All of the lines below are to be transcribed faithfully, with pictures excluded from the copy.
#### DATA EXTRACT ####
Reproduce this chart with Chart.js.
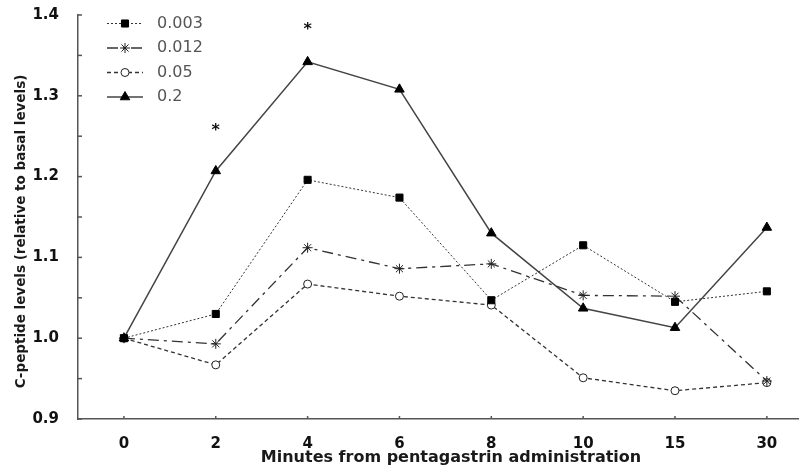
<!DOCTYPE html>
<html>
<head>
<meta charset="utf-8">
<script src="https://cdn.jsdelivr.net/npm/chart.js@4/dist/chart.umd.min.js"></script>
<style>
  html, body { margin: 0; padding: 0; background: #fff; overflow: hidden; }
</style>
</head>
<body>
<canvas id="chart" width="799" height="465"></canvas>
<script>
// minutes after pentagastrin, one category per point
const minutes = ['0', '2', '4', '6', '8', '10', '15', '30']
const doses = ['0.003', '0.012', '0.05', '0.2']

// C-peptide relative to basal
const dose003 = [1.0, 1.03, 1.196, 1.174, 1.047, 1.115, 1.045, 1.058]
const dose012 = [1.0, 0.993, 1.112, 1.086, 1.092, 1.053, 1.052, 0.947]
const dose05 = [1.0, 0.967, 1.067, 1.052, 1.041, 0.951, 0.935, 0.945]
const dose2 = [1.0, 1.207, 1.342, 1.308, 1.13, 1.037, 1.013, 1.137]

// significance stars
const starAt = ['2', '4']
const starY = [1.263, 1.388]

const yTicks = [0.9, 1.0, 1.1, 1.2, 1.3, 1.4]

const toPoints = arr => arr.map((v, i) => ({ x: i, y: v }))

const overlay = {
  id: 'overlay',
  afterDraw(chart) {
    const ctx = chart.ctx
    const xs = chart.scales.x
    const ys = chart.scales.y
    const area = chart.chartArea
    ctx.save()

    // inward tick marks
    ctx.strokeStyle = '#555'
    ctx.lineWidth = 1.5
    ys.ticks.forEach(t => {
      const y = ys.getPixelForValue(t.value)
      ctx.beginPath()
      ctx.moveTo(area.left, y)
      ctx.lineTo(area.left + 4, y)
      ctx.stroke()
    })
    xs.ticks.forEach(t => {
      const x = xs.getPixelForValue(t.value)
      ctx.beginPath()
      ctx.moveTo(x, area.bottom)
      ctx.lineTo(x, area.bottom - 3)
      ctx.stroke()
    })

    // stars
    ctx.fillStyle = '#111'
    ctx.font = 'bold 16px "DejaVu Sans"'
    ctx.textAlign = 'center'
    ctx.textBaseline = 'alphabetic'
    starAt.forEach((m, i) => {
      const x = xs.getPixelForValue(minutes.indexOf(m))
      const y = ys.getPixelForValue(starY[i])
      ctx.fillText('*', x, y + 9)
    })

    // axis titles
    ctx.fillStyle = '#1a1a1a'
    ctx.font = 'bold 16px "DejaVu Sans"'
    ctx.fillText('Minutes from pentagastrin administration', 451, 462)
    ctx.save()
    ctx.translate(24.5, 231.5)
    ctx.rotate(-Math.PI / 2)
    ctx.font = 'bold 13.5px "DejaVu Sans"'
    ctx.fillText('C-peptide levels (relative to basal levels)', 0, 0)
    ctx.restore()

    // legend inside the plot, bottom row is cut off as in the original
    ctx.save()
    ctx.beginPath()
    ctx.rect(0, 0, 400, 101.5)
    ctx.clip()
    chart.data.datasets.forEach((ds, i) => {
      const y = 23.5 + i * 24.5
      ctx.strokeStyle = ds.borderColor
      ctx.lineWidth = ds.borderWidth
      ctx.setLineDash(ds.borderDash || [])
      ctx.beginPath()
      ctx.moveTo(107, y)
      ctx.lineTo(143, y)
      ctx.stroke()
      ctx.setLineDash([])
      ctx.fillStyle = ds.pointBackgroundColor
      ctx.strokeStyle = ds.pointBorderColor
      ctx.lineWidth = ds.pointBorderWidth
      Chart.helpers.drawPoint(ctx, {
        pointStyle: ds.pointStyle,
        rotation: 0,
        radius: ds.pointRadius,
        borderWidth: ds.pointBorderWidth
      }, 125, y)
      ctx.fillStyle = '#555'
      ctx.font = '16px "DejaVu Sans"'
      ctx.textAlign = 'left'
      ctx.textBaseline = 'middle'
      ctx.fillText(ds.label, 157, y)
    })
    ctx.restore()

    ctx.restore()
  }
}

new Chart(document.getElementById('chart'), {
  type: 'line',
  data: {
    datasets: [
      {
        label: doses[0],
        data: toPoints(dose003),
        borderColor: '#333',
        borderWidth: 1,
        borderDash: [2, 2],
        pointStyle: 'rect',
        pointRadius: 5,
        pointBackgroundColor: '#000',
        pointBorderColor: '#000',
        pointBorderWidth: 1
      },
      {
        label: doses[1],
        data: toPoints(dose012),
        borderColor: '#333',
        borderWidth: 1.3,
        borderDash: [11, 5, 3, 5],
        pointStyle: 'star',
        pointRadius: 5,
        pointBackgroundColor: '#000',
        pointBorderColor: '#222',
        pointBorderWidth: 1
      },
      {
        label: doses[2],
        data: toPoints(dose05),
        borderColor: '#333',
        borderWidth: 1.3,
        borderDash: [4, 3],
        pointStyle: 'circle',
        pointRadius: 4,
        pointBackgroundColor: '#fff',
        pointBorderColor: '#222',
        pointBorderWidth: 1
      },
      {
        label: doses[3],
        data: toPoints(dose2),
        borderColor: '#444',
        borderWidth: 1.5,
        pointStyle: 'triangle',
        pointRadius: 5.5,
        pointBackgroundColor: '#000',
        pointBorderColor: '#000',
        pointBorderWidth: 1
      }
    ]
  },
  options: {
    responsive: false,
    animation: false,
    layout: { autoPadding: false, padding: { top: 15, left: 0, right: 0, bottom: 0 } },
    plugins: {
      legend: { display: false },
      tooltip: { enabled: false }
    },
    scales: {
      x: {
        type: 'linear',
        min: -0.5,
        max: 7.35,
        afterBuildTicks: scale => {
          scale.ticks = minutes.map((m, i) => ({ value: i }))
        },
        afterFit: scale => {
          scale.height = 46
          scale.paddingLeft = 0
          scale.paddingRight = 0
        },
        grid: { display: false },
        border: { display: true, color: '#555', width: 1.5 },
        ticks: {
          padding: 8,
          maxRotation: 0,
          autoSkip: false,
          color: '#111',
          font: { family: 'DejaVu Sans', size: 15, weight: 'bold' },
          callback: v => minutes[v]
        }
      },
      y: {
        min: 0.9,
        max: 1.4,
        afterFit: scale => {
          scale.width = 78
          scale.paddingTop = 0
          scale.paddingBottom = 0
        },
        grid: { display: false },
        border: { display: true, color: '#555', width: 1.5 },
        ticks: {
          stepSize: 0.05,
          padding: 11,
          color: '#111',
          font: { family: 'DejaVu Sans', size: 15, weight: 'bold' },
          callback: v => {
            const hit = yTicks.find(t => Math.abs(t - v) < 1e-6)
            return hit !== undefined ? hit.toFixed(1) : ''
          }
        }
      }
    }
  },
  plugins: [overlay]
})
</script>
</body>
</html>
####
■ SOLUTION TO THIS EXERCISE ■
Reproduce this chart with Chart.js.
<!DOCTYPE html>
<html>
<head>
<meta charset="utf-8">
<script src="https://cdn.jsdelivr.net/npm/chart.js@4/dist/chart.umd.min.js"></script>
<style>
  html, body { margin: 0; padding: 0; background: #fff; overflow: hidden; }
</style>
</head>
<body>
<canvas id="chart" width="799" height="465"></canvas>
<script>
// minutes after pentagastrin, one category per point
const minutes = ['0', '2', '4', '6', '8', '10', '15', '30']
const doses = ['0.003', '0.012', '0.05', '0.2']

// C-peptide relative to basal
const dose003 = [1.0, 1.03, 1.196, 1.174, 1.047, 1.115, 1.045, 1.058]
const dose012 = [1.0, 0.993, 1.112, 1.086, 1.092, 1.053, 1.052, 0.947]
const dose05 = [1.0, 0.967, 1.067, 1.052, 1.041, 0.951, 0.935, 0.945]
const dose2 = [1.0, 1.207, 1.342, 1.308, 1.13, 1.037, 1.013, 1.137]

// significance stars
const starAt = ['2', '4']
const starY = [1.263, 1.388]

const yTicks = [0.9, 1.0, 1.1, 1.2, 1.3, 1.4]

const toPoints = arr => arr.map((v, i) => ({ x: i, y: v }))

const overlay = {
  id: 'overlay',
  afterDraw(chart) {
    const ctx = chart.ctx
    const xs = chart.scales.x
    const ys = chart.scales.y
    const area = chart.chartArea
    ctx.save()

    // inward tick marks
    ctx.strokeStyle = '#555'
    ctx.lineWidth = 1.5
    ys.ticks.forEach(t => {
      const y = ys.getPixelForValue(t.value)
      ctx.beginPath()
      ctx.moveTo(area.left, y)
      ctx.lineTo(area.left + 4, y)
      ctx.stroke()
    })
    xs.ticks.forEach(t => {
      const x = xs.getPixelForValue(t.value)
      ctx.beginPath()
      ctx.moveTo(x, area.bottom)
      ctx.lineTo(x, area.bottom - 3)
      ctx.stroke()
    })

    // stars
    ctx.fillStyle = '#111'
    ctx.font = 'bold 16px "DejaVu Sans"'
    ctx.textAlign = 'center'
    ctx.textBaseline = 'alphabetic'
    starAt.forEach((m, i) => {
      const x = xs.getPixelForValue(minutes.indexOf(m))
      const y = ys.getPixelForValue(starY[i])
      ctx.fillText('*', x, y + 9)
    })

    // axis titles
    ctx.fillStyle = '#1a1a1a'
    ctx.font = 'bold 16px "DejaVu Sans"'
    ctx.fillText('Minutes from pentagastrin administration', 451, 462)
    ctx.save()
    ctx.translate(24.5, 231.5)
    ctx.rotate(-Math.PI / 2)
    ctx.font = 'bold 13.5px "DejaVu Sans"'
    ctx.fillText('C-peptide levels (relative to basal levels)', 0, 0)
    ctx.restore()

    // legend inside the plot, bottom row is cut off as in the original
    ctx.save()
    ctx.beginPath()
    ctx.rect(0, 0, 400, 101.5)
    ctx.clip()
    chart.data.datasets.forEach((ds, i) => {
      const y = 23.5 + i * 24.5
      ctx.strokeStyle = ds.borderColor
      ctx.lineWidth = ds.borderWidth
      ctx.setLineDash(ds.borderDash || [])
      ctx.beginPath()
      ctx.moveTo(107, y)
      ctx.lineTo(143, y)
      ctx.stroke()
      ctx.setLineDash([])
      ctx.fillStyle = ds.pointBackgroundColor
      ctx.strokeStyle = ds.pointBorderColor
      ctx.lineWidth = ds.pointBorderWidth
      Chart.helpers.drawPoint(ctx, {
        pointStyle: ds.pointStyle,
        rotation: 0,
        radius: ds.pointRadius,
        borderWidth: ds.pointBorderWidth
      }, 125, y)
      ctx.fillStyle = '#555'
      ctx.font = '16px "DejaVu Sans"'
      ctx.textAlign = 'left'
      ctx.textBaseline = 'middle'
      ctx.fillText(ds.label, 157, y)
    })
    ctx.restore()

    ctx.restore()
  }
}

new Chart(document.getElementById('chart'), {
  type: 'line',
  data: {
    datasets: [
      {
        label: doses[0],
        data: toPoints(dose003),
        borderColor: '#333',
        borderWidth: 1,
        borderDash: [2, 2],
        pointStyle: 'rect',
        pointRadius: 5,
        pointBackgroundColor: '#000',
        pointBorderColor: '#000',
        pointBorderWidth: 1
      },
      {
        label: doses[1],
        data: toPoints(dose012),
        borderColor: '#333',
        borderWidth: 1.3,
        borderDash: [11, 5, 3, 5],
        pointStyle: 'star',
        pointRadius: 5,
        pointBackgroundColor: '#000',
        pointBorderColor: '#222',
        pointBorderWidth: 1
      },
      {
        label: doses[2],
        data: toPoints(dose05),
        borderColor: '#333',
        borderWidth: 1.3,
        borderDash: [4, 3],
        pointStyle: 'circle',
        pointRadius: 4,
        pointBackgroundColor: '#fff',
        pointBorderColor: '#222',
        pointBorderWidth: 1
      },
      {
        label: doses[3],
        data: toPoints(dose2),
        borderColor: '#444',
        borderWidth: 1.5,
        pointStyle: 'triangle',
        pointRadius: 5.5,
        pointBackgroundColor: '#000',
        pointBorderColor: '#000',
        pointBorderWidth: 1
      }
    ]
  },
  options: {
    responsive: false,
    animation: false,
    layout: { autoPadding: false, padding: { top: 15, left: 0, right: 0, bottom: 0 } },
    plugins: {
      legend: { display: false },
      tooltip: { enabled: false }
    },
    scales: {
      x: {
        type: 'linear',
        min: -0.5,
        max: 7.35,
        afterBuildTicks: scale => {
          scale.ticks = minutes.map((m, i) => ({ value: i }))
        },
        afterFit: scale => {
          scale.height = 46
          scale.paddingLeft = 0
          scale.paddingRight = 0
        },
        grid: { display: false },
        border: { display: true, color: '#555', width: 1.5 },
        ticks: {
          padding: 8,
          maxRotation: 0,
          autoSkip: false,
          color: '#111',
          font: { family: 'DejaVu Sans', size: 15, weight: 'bold' },
          callback: v => minutes[v]
        }
      },
      y: {
        min: 0.9,
        max: 1.4,
        afterFit: scale => {
          scale.width = 78
          scale.paddingTop = 0
          scale.paddingBottom = 0
        },
        grid: { display: false },
        border: { display: true, color: '#555', width: 1.5 },
        ticks: {
          stepSize: 0.05,
          padding: 11,
          color: '#111',
          font: { family: 'DejaVu Sans', size: 15, weight: 'bold' },
          callback: v => {
            const hit = yTicks.find(t => Math.abs(t - v) < 1e-6)
            return hit !== undefined ? hit.toFixed(1) : ''
          }
        }
      }
    }
  },
  plugins: [overlay]
})
</script>
</body>
</html>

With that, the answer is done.